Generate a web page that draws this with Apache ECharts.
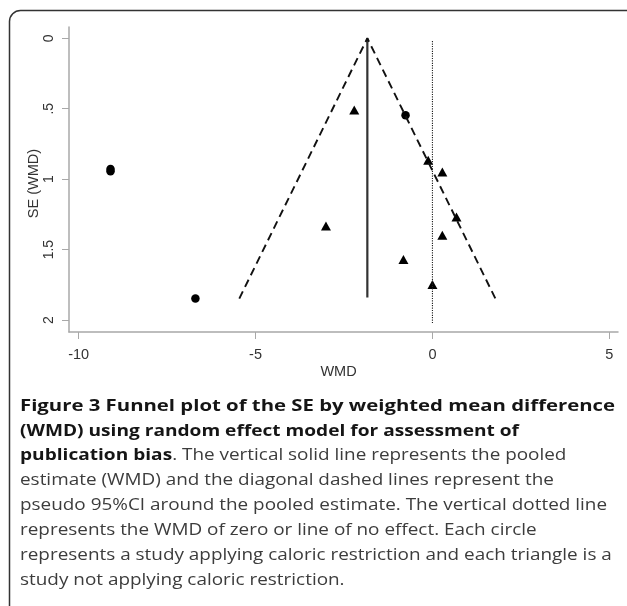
<!DOCTYPE html>
<html>
<head>
<meta charset="utf-8">
<script src="https://cdn.jsdelivr.net/npm/echarts@6/dist/echarts.min.js"></script>
<style>
html,body{margin:0;padding:0;background:#fff;}
#c{width:627px;height:606px;}
</style>
</head>
<body>
<div id="c"></div>
<script>
// ---- data ----
var circleWMD = [-9.1, -9.1, -6.7, -0.76];
var circleSE  = [0.928, 0.944, 1.848, 0.547];
var triangleWMD = [-2.21, -0.12, 0.28, 0.68, 0.28, -3.01, -0.82, 0.0];
var triangleSE  = [0.51, 0.865, 0.95, 1.268, 1.398, 1.332, 1.571, 1.748];
var pooledWMD = -1.84;
var pooledSE = [0, 1.84];
var funnelWMD = [-5.46, -1.84, 1.78];
var funnelSE  = [1.848, 0, 1.848];
var nullWMD = 0;
var nullSE = [0.02, 2.03];
var xTicks = [-10, -5, 0, 5];
var yTicks = [0, 0.5, 1, 1.5, 2];
var captionLines = [
  [{b:'Figure 3 Funnel plot of the SE by weighted mean difference'}],
  [{b:'(WMD) using random effect model for assessment of'}],
  [{b:'publication bias'},{n:'. The vertical solid line represents the pooled'}],
  [{n:'estimate (WMD) and the diagonal dashed lines represent the'}],
  [{n:'pseudo 95%CI around the pooled estimate. The vertical dotted line'}],
  [{n:'represents the WMD of zero or line of no effect. Each circle'}],
  [{n:'represents a study applying caloric restriction and each triangle is a'}],
  [{n:'study not applying caloric restriction.'}]
];

function zip(a, b) { return a.map(function (v, i) { return [v, b[i]]; }); }

var chart = echarts.init(document.getElementById('c'), null, {renderer: 'canvas'});
var axisGray = '#a8a8a8';
var capFont = 'Open Sans';
var capSize = 16.5;
var mctx = document.createElement('canvas').getContext('2d');
function measure(t, bold) {
  mctx.font = (bold ? 'bold ' : '') + capSize + 'px "' + capFont + '"';
  return mctx.measureText(t).width;
}
// horizontal stretch so the caption spans the same widths as in the figure
var scaleN = 587 / measure(captionLines[4][0].n, false);
var scaleB1 = 595 / measure(captionLines[0][0].b, true);
var scaleB = 499 / measure(captionLines[1][0].b, true);

var graphics = [{
  type: 'rect',
  shape: {x: 9.5, y: 10.5, width: 640, height: 620, r: 11},
  style: {fill: 'none', stroke: '#333', lineWidth: 1.5},
  silent: true
}];
var baseY = 410.3, lineH = 24.85, capX = 20;
captionLines.forEach(function (parts, i) {
  var x = capX;
  parts.forEach(function (p) {
    var bold = p.b !== undefined;
    var t = bold ? p.b : p.n;
    var sc = bold ? (i === 0 ? scaleB1 : scaleB) : scaleN;
    graphics.push({
      type: 'text',
      x: x,
      y: baseY + i * lineH + 4.2,
      scaleX: sc,
      style: {
        text: t,
        font: (bold ? 'bold ' : '') + capSize + 'px "' + capFont + '"',
        fill: bold ? '#151515' : '#3c3c3c',
        verticalAlign: 'bottom',
        align: 'left'
      },
      silent: true
    });
    x += measure(t, bold) * sc;
  });
});

var option = {
  animation: false,
  backgroundColor: '#fff',
  grid: {left: 69, right: 9, top: 27, bottom: 274},
  xAxis: {
    type: 'value', min: -10.274, max: 5.246,
    axisLine: {show: true, onZero: false, lineStyle: {color: axisGray, width: 1.5}},
    axisTick: {show: true, length: 7, customValues: xTicks, lineStyle: {color: axisGray, width: 1}},
    axisLabel: {customValues: xTicks, color: '#333', fontFamily: 'Liberation Sans', fontSize: 14.5, margin: 15,
      formatter: function (v) { return String(v); }},
    splitLine: {show: false},
    name: 'WMD', nameLocation: 'middle', nameGap: 32, nameMoveOverlap: false,
    nameTextStyle: {color: '#333', fontFamily: 'Liberation Sans', fontSize: 14.5, padding: [0, 10, 0, 0]}
  },
  yAxis: {
    type: 'value', inverse: true, min: -0.08, max: 2.085,
    axisLine: {show: true, onZero: false, lineStyle: {color: axisGray, width: 1.5}},
    axisTick: {show: true, length: 7, customValues: yTicks, lineStyle: {color: axisGray, width: 1}},
    axisLabel: {customValues: yTicks, rotate: 90, color: '#333', fontFamily: 'Liberation Sans', fontSize: 14, margin: 13,
      formatter: function (v) { return String(v).replace(/^0\./, '.'); }},
    splitLine: {show: false},
    name: 'SE (WMD)', nameLocation: 'middle', nameGap: 28, nameRotate: 90, nameMoveOverlap: false,
    nameTextStyle: {color: '#333', fontFamily: 'Liberation Sans', fontSize: 14.5, padding: [0, 8, 0, 0]}
  },
  series: [
    {type: 'line', data: zip([nullWMD, nullWMD], nullSE), showSymbol: false, silent: true,
      lineStyle: {color: '#222', width: 1.1, type: [1.2, 1.2]}},
    {type: 'line', data: zip([pooledWMD, pooledWMD], pooledSE), showSymbol: false, silent: true,
      lineStyle: {color: '#333', width: 2.2}},
    {type: 'line', data: zip(funnelWMD, funnelSE), showSymbol: false, silent: true,
      lineStyle: {color: '#111', width: 1.9, type: [8, 5]}},
    {type: 'scatter', data: zip(circleWMD, circleSE), symbol: 'circle', symbolSize: 8.5,
      itemStyle: {color: '#000', opacity: 1}},
    {type: 'scatter', data: zip(triangleWMD, triangleSE), symbol: 'triangle', symbolSize: [10, 9],
      itemStyle: {color: '#000', opacity: 1}}
  ],
  graphic: graphics
};
chart.setOption(option);
</script>
</body>
</html>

◆ Set task
Repeat only the lines between the start of the data and the line with "function zip(a, b)", including those two lines, and skip the pictures.

◆ Exercise response
Generate a web page that draws this with Apache ECharts.
<!DOCTYPE html>
<html>
<head>
<meta charset="utf-8">
<script src="https://cdn.jsdelivr.net/npm/echarts@6/dist/echarts.min.js"></script>
<style>
html,body{margin:0;padding:0;background:#fff;}
#c{width:627px;height:606px;}
</style>
</head>
<body>
<div id="c"></div>
<script>
// ---- data ----
var circleWMD = [-9.1, -9.1, -6.7, -0.76];
var circleSE  = [0.928, 0.944, 1.848, 0.547];
var triangleWMD = [-2.21, -0.12, 0.28, 0.68, 0.28, -3.01, -0.82, 0.0];
var triangleSE  = [0.51, 0.865, 0.95, 1.268, 1.398, 1.332, 1.571, 1.748];
var pooledWMD = -1.84;
var pooledSE = [0, 1.84];
var funnelWMD = [-5.46, -1.84, 1.78];
var funnelSE  = [1.848, 0, 1.848];
var nullWMD = 0;
var nullSE = [0.02, 2.03];
var xTicks = [-10, -5, 0, 5];
var yTicks = [0, 0.5, 1, 1.5, 2];
var captionLines = [
  [{b:'Figure 3 Funnel plot of the SE by weighted mean difference'}],
  [{b:'(WMD) using random effect model for assessment of'}],
  [{b:'publication bias'},{n:'. The vertical solid line represents the pooled'}],
  [{n:'estimate (WMD) and the diagonal dashed lines represent the'}],
  [{n:'pseudo 95%CI around the pooled estimate. The vertical dotted line'}],
  [{n:'represents the WMD of zero or line of no effect. Each circle'}],
  [{n:'represents a study applying caloric restriction and each triangle is a'}],
  [{n:'study not applying caloric restriction.'}]
];

function zip(a, b) { return a.map(function (v, i) { return [v, b[i]]; }); }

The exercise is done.